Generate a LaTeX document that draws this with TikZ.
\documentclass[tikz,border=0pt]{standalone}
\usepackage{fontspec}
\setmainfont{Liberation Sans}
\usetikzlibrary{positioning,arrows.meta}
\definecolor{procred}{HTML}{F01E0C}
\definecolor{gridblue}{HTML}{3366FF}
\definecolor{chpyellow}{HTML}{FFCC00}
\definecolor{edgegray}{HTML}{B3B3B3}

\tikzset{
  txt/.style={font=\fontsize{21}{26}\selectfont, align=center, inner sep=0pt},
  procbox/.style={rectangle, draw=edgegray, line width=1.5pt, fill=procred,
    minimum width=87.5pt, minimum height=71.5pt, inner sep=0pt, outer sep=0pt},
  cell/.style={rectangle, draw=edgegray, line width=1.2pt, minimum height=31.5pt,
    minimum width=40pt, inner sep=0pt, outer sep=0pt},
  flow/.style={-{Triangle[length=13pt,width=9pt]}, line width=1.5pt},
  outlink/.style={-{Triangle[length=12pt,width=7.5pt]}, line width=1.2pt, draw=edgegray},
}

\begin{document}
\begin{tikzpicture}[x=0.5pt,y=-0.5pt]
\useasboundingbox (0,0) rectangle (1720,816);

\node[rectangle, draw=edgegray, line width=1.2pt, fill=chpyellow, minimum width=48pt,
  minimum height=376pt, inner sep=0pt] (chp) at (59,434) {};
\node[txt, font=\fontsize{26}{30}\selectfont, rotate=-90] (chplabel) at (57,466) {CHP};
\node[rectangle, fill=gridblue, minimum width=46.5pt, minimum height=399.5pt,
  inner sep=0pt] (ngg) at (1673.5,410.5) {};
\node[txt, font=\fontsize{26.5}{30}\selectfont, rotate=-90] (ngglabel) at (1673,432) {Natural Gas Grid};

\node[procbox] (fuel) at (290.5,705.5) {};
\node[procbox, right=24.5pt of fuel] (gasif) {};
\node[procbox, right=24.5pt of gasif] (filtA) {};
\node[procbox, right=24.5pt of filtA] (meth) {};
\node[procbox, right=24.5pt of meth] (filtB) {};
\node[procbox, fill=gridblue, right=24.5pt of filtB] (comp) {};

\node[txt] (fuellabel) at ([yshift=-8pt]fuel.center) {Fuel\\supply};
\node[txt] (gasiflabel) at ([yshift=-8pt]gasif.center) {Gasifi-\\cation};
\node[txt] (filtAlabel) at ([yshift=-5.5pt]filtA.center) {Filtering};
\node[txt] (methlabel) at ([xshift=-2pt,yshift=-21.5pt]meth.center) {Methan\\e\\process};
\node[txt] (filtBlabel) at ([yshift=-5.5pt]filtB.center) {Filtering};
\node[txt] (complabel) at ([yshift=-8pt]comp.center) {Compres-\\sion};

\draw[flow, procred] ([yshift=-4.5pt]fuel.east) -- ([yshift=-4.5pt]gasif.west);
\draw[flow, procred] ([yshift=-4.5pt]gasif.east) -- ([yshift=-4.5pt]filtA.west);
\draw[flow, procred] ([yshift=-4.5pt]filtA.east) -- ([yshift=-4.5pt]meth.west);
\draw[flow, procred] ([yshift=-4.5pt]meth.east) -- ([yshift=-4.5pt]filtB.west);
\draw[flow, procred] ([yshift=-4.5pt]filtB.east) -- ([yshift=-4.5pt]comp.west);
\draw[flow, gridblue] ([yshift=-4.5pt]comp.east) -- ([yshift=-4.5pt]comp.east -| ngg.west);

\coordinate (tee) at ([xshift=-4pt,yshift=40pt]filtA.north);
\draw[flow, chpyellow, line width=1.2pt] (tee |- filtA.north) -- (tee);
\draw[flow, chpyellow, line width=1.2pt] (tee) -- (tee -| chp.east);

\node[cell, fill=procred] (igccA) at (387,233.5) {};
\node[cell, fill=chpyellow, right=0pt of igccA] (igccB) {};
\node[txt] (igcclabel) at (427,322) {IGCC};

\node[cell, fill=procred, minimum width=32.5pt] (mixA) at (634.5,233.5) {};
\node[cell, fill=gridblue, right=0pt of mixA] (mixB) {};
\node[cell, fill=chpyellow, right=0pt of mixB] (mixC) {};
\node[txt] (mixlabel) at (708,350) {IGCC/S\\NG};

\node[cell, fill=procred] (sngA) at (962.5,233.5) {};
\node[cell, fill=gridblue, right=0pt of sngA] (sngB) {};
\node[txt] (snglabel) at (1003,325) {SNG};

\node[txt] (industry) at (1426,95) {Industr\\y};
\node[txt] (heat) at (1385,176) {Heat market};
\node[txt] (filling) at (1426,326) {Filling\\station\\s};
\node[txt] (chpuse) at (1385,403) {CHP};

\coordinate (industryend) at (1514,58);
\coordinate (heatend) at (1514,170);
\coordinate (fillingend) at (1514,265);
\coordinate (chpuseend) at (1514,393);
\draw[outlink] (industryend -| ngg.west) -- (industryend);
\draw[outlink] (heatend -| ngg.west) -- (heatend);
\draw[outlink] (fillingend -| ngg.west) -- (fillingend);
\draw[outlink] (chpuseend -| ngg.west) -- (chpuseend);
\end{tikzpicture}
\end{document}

◇ ◇ ◇ ◇ ◇ ◇ ◇

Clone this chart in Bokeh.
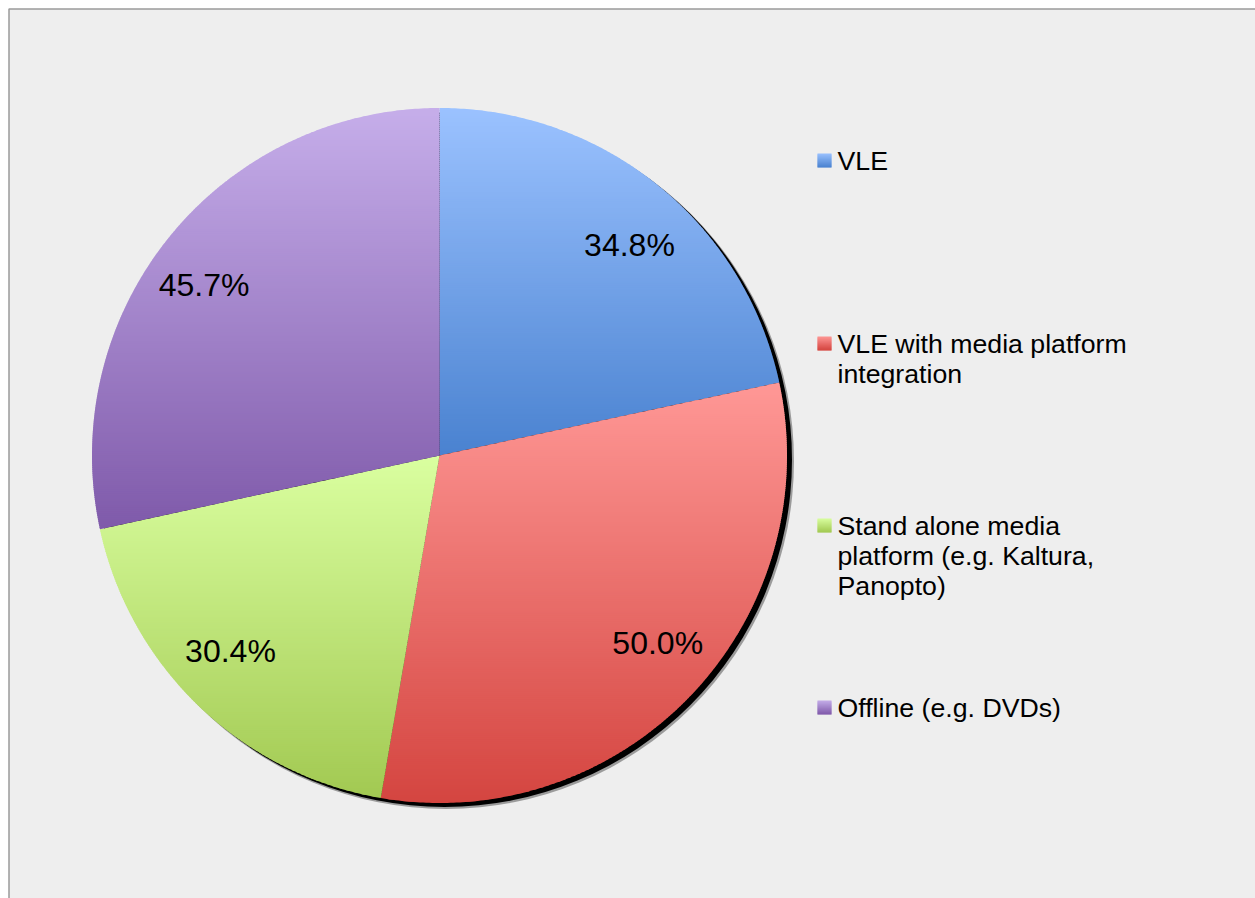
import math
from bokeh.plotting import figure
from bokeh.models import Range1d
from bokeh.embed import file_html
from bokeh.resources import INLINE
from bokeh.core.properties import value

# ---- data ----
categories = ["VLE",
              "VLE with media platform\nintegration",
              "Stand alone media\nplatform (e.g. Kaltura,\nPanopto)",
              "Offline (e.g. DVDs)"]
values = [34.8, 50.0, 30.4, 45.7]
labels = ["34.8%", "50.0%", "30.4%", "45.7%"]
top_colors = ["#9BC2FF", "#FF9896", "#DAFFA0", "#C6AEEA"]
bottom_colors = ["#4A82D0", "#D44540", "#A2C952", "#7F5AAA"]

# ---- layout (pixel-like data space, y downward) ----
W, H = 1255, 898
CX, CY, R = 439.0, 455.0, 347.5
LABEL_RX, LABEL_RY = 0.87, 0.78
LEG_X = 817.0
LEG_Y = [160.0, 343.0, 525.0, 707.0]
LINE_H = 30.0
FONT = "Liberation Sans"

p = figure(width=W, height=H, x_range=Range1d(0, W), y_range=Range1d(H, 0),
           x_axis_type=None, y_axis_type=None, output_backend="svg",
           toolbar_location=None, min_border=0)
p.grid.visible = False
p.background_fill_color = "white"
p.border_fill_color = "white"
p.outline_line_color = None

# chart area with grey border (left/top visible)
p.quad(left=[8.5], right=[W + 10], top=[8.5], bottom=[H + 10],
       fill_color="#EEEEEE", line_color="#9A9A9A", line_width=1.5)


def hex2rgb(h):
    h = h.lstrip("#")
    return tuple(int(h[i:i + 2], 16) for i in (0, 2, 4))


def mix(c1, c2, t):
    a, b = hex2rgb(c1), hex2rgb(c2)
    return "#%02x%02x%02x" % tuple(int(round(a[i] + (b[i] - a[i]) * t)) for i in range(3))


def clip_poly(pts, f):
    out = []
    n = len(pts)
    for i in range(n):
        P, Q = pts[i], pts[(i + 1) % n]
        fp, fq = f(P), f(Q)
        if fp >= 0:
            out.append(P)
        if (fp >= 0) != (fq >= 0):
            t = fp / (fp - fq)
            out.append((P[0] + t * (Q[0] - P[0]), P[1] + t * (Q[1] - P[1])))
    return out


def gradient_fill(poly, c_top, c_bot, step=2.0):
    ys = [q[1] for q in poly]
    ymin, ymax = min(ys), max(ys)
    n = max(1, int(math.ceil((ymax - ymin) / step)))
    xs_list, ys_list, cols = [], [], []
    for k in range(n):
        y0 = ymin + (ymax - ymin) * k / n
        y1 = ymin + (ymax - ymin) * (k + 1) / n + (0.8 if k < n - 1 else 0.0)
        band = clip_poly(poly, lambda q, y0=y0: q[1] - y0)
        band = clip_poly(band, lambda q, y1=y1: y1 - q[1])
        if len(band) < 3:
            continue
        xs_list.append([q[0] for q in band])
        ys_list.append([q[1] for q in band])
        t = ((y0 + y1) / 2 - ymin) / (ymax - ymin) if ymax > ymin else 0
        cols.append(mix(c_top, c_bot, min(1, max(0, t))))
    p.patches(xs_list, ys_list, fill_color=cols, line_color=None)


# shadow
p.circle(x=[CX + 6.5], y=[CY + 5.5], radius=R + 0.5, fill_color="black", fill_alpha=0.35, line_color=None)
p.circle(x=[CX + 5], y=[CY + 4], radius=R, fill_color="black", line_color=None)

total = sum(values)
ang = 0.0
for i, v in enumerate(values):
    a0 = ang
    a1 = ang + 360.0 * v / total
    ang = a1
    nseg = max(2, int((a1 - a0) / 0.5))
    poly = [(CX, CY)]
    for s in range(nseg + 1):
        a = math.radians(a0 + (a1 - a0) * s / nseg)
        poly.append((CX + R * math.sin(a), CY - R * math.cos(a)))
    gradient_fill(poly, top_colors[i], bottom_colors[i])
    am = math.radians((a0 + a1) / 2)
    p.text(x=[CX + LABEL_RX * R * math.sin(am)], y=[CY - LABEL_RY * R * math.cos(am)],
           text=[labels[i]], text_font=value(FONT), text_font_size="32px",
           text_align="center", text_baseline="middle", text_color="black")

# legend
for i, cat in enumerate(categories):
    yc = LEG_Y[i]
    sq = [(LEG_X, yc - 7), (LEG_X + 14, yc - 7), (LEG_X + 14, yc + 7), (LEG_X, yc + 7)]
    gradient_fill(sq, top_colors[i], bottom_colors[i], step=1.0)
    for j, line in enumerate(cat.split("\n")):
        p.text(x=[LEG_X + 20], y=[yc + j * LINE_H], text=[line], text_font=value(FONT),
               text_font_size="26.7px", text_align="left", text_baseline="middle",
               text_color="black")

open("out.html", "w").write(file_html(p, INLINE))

◇ ◇ ◇ ◇ ◇ ◇ ◇

- **TO DO**:
In the listing above, find the line containing "Clone this chart in Bokeh." and the line containing "from bokeh.core.properties import value". Reproduce those lines and all between them exactly, with no pictures and nothing more.

- **ANSWER BELOW**:
Clone this chart in Bokeh.
import math
from bokeh.plotting import figure
from bokeh.models import Range1d
from bokeh.embed import file_html
from bokeh.resources import INLINE
from bokeh.core.properties import value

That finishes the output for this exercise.